Sharing and Collaboration: SpiderOak provides ShareRooms which allow you to selectively share folders (with anyone; not limited to other SpiderOak users), but the files are read-only. It also allows sharing of a single file, but this is read-only as well. The sharing is more secure: the ShareRoom is access through a unique URL and a RoomKey (password) must be entered, but there is no mechanism for collaborative editing.

Organizing: Other than the traditional hierarchical file system structure, SpiderOak does not have any built-in organizational features.

Exporting: Files can easily be exported. Simply de-select the folders or files in question from the syncing and back-up.

Backups and Versioning: This is one area where SpiderOak does well. It says all historical versions of a file, and does extensive de-duplication, so only the parts that are different are saved, not the entire file.

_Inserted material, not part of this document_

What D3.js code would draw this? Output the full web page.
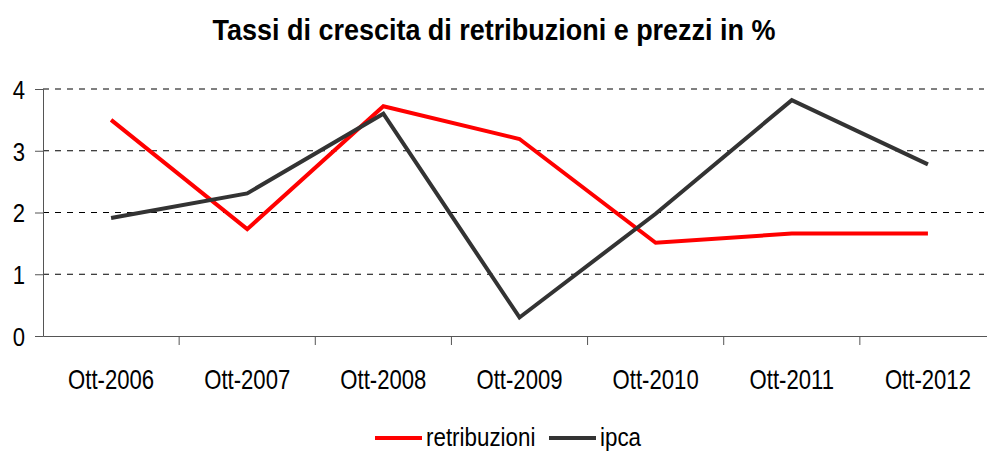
<!DOCTYPE html>
<html lang="it">
<head>
    <meta charset="UTF-8">
    <title>Tassi di crescita di retribuzioni e prezzi in %</title>
    <script src="https://d3js.org/d3.v7.min.js"></script>
    <style>
        body {
            margin: 0;
            background: #ffffff;
            font-family: "Liberation Sans Narrow", "Arial Narrow", "Liberation Sans", Arial, sans-serif;
        }
        .tick text {
            font-size: 27px;
            fill: #000;
        }
    </style>
</head>
<body>
    <div id="chart"></div>

    <script>
        let categories = ["Ott-2006", "Ott-2007", "Ott-2008", "Ott-2009", "Ott-2010", "Ott-2011", "Ott-2012"];
        let retribuzioni = [3.50, 1.73, 3.72, 3.19, 1.51, 1.66, 1.66];
        let ipca = [1.91, 2.31, 3.60, 0.30, 1.98, 3.82, 2.78];
        let yTicks = [0, 1, 2, 3, 4];

        let series = [
            { name: "retribuzioni", values: retribuzioni, color: "#ff0000" },
            { name: "ipca", values: ipca, color: "#333333" }
        ];

        let width = 987, height = 452;
        let margin = { top: 89, right: -9, bottom: 116, left: 43 };
        let innerW = width - margin.left - margin.right;
        let innerH = height - margin.top - margin.bottom;

        // squeeze text horizontally to mimic a narrow font
        function narrow(sel, k) {
            sel.each(function() {
                let w = this.getComputedTextLength();
                d3.select(this)
                    .attr("textLength", w * k)
                    .attr("lengthAdjust", "spacingAndGlyphs");
            });
        }

        let svg = d3.select("#chart").append("svg")
            .attr("width", width)
            .attr("height", height);

        svg.append("text")
            .attr("x", 494)
            .attr("y", 40)
            .attr("text-anchor", "middle")
            .style("font-size", "29px")
            .style("font-weight", "bold")
            .text("Tassi di crescita di retribuzioni e prezzi in %")
            .attr("textLength", 563)
            .attr("lengthAdjust", "spacingAndGlyphs");

        let g = svg.append("g")
            .attr("transform", "translate(" + margin.left + "," + margin.top + ")");

        let x = d3.scaleBand()
            .domain(categories)
            .range([0, innerW]);

        let y = d3.scaleLinear()
            .domain([0, 4])
            .range([innerH, 0]);

        // dashed grid
        g.selectAll(".grid")
            .data(yTicks.filter(d => d > 0))
            .enter()
            .append("line")
            .attr("x1", 0)
            .attr("x2", innerW - 12)
            .attr("y1", d => y(d))
            .attr("y2", d => y(d))
            .attr("stroke", "#000")
            .attr("stroke-width", 1)
            .attr("stroke-dasharray", "6,6");

        // y axis
        let yAxis = g.append("g")
            .call(d3.axisLeft(y).tickValues(yTicks).tickFormat(d3.format("d")).tickSize(8).tickPadding(10));
        yAxis.select(".domain").attr("stroke", "#555");
        yAxis.selectAll(".tick line").attr("stroke", "#555");
        yAxis.selectAll(".tick text").style("font-size", "26px").attr("dy", "0.36em");
        narrow(yAxis.selectAll(".tick text"), 0.85);

        // x axis with ticks at band boundaries
        let xAxis = g.append("g")
            .attr("transform", "translate(0," + innerH + ")")
            .call(d3.axisBottom(x).tickSize(0).tickPadding(34));
        xAxis.select(".domain").attr("stroke", "#555");
        xAxis.selectAll(".tick text").attr("transform", "scale(0.82,1)");

        g.selectAll(".xtick")
            .data(categories.slice(1))
            .enter()
            .append("line")
            .attr("x1", d => x(d))
            .attr("x2", d => x(d))
            .attr("y1", innerH)
            .attr("y2", innerH + 9)
            .attr("stroke", "#555");

        let line = d3.line()
            .x((d, i) => x(categories[i]) + x.bandwidth() / 2)
            .y(d => y(d));

        series.forEach(s => {
            g.append("path")
                .datum(s.values)
                .attr("d", line)
                .attr("fill", "none")
                .attr("stroke", s.color)
                .attr("stroke-width", 4);
        });

        // legend
        let legend = svg.append("g").attr("transform", "translate(375,438)");
        let legendX = [0, 174];
        series.forEach((s, i) => {
            let item = legend.append("g").attr("transform", "translate(" + legendX[i] + ",0)");
            item.append("line")
                .attr("x1", 0).attr("x2", 47)
                .attr("y1", 0).attr("y2", 0)
                .attr("stroke", s.color)
                .attr("stroke-width", 4);
            let t = item.append("text")
                .attr("x", 51)
                .attr("y", 8)
                .style("font-size", "26px")
                .text(s.name);
            narrow(t, 0.86);
        });
    </script>
</body>
</html>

Security: SpiderOak is, as Ars Technica puts it, “Dropbox for the security obsessive.” Its main selling point is not that’s cloud storage, but that it is secure cloud storage. Unlike the other major cloud storage services, SpiderOak employees cannot access your files. Both Dropbox and SpiderOak encrypt their data, but SO also encrypts the decryption key. The downside to SpiderOak’s superior security is that if you forget your password, your files are gone.


Case Study: Box

I recently sat down with Breanne Litts, a doctoral candidate in Digital Media, Curriculum & Instruction, who has been using Box for file storage and collaboration for her research on learning in makerspaces.

Project needs:
The research project, Learning in the Making: Studying and Designing Makerspaces, is funded by the National Science Foundation.  Breanne and her advisor are collaborating with co-investigators from George Mason University and the Children’s Museum Pittsburgh.  Box appealed to them as a tool for file storage, sharing, and collaboration because it was free and supported cross-institutional collaboration.
The group is conducting ethnographic research at makerspaces in Madison, Detroit, and along the east coast, with the goal of designing activities for the Makeshop in Pittsburgh.  They are conducting interviews and generating video and large audio files, as well as meeting notes, and other documentation related to the research.  They also do brainstorming and initial analysis in Box.  There are eight individuals working on this project, including undergraduate students, so another requirement for their data management tool was the ability to grant differential access privileges.  They organize files using Box’s folder system and have a main folder, a public folder, a private folder in which their sensitive data is stored, and each research site has its own folder.

Favorite features:
Storage and sharing – The group creates Word documents and Google Docs right in Box and appreciates the ability to lock open files to prevent conflicting copies.  This feature is also available on the mobile app.  The previews for documents, audio, and photos are “fantastic”, and the folder system for organization, tagging capability, and search feature are helpful.  Breanne expressed the opinion that the 50 GB of free storage that UW affiliates have access to will be a huge draw for graduate students.
Security – Box makes it easy to comply with IRB requirements regarding access to sensitive information.  In fact, the biggest attraction of Box was that it meets NSF and IRB standards for secure data management.  The ability to create, open, edit, and save directly to Box and not on your machine adds to this security.
Permissions – It’s simple to manage permissions of each individual file, unlike other project management tools the group looked into, which required users to go through an administrator.
Collaboration – Comments, tasks, and discussion features facilitate cross-institution, cross-country collaboration, making it easy to communicate while minimizing the need to email.  The group also found it easy to control email notifications to avoid being overwhelmed, compared to other project management tools.  The ability to link directly to files and folders is very convenient, as is the ability to track changes and revert to previous versions.
Overall, Breanne felt that it was easy to get started with Box.  There’s a low barrier to entry: one can use it without exploiting its total functionality and start getting things done without being overwhelmed.  In contrast, other tools the group considered require too many decisions to set up, as well as requiring meetings with an administrator.  Box offers collaborative teams autonomy, flexibility, and adaptability.
She’s found it to be a great tool for project and data management and collaboration and described it as “Facebook, Dropbox, and a project management tool in one!”  She feels that it does data management, as well as day-to-day project management, better than other tools.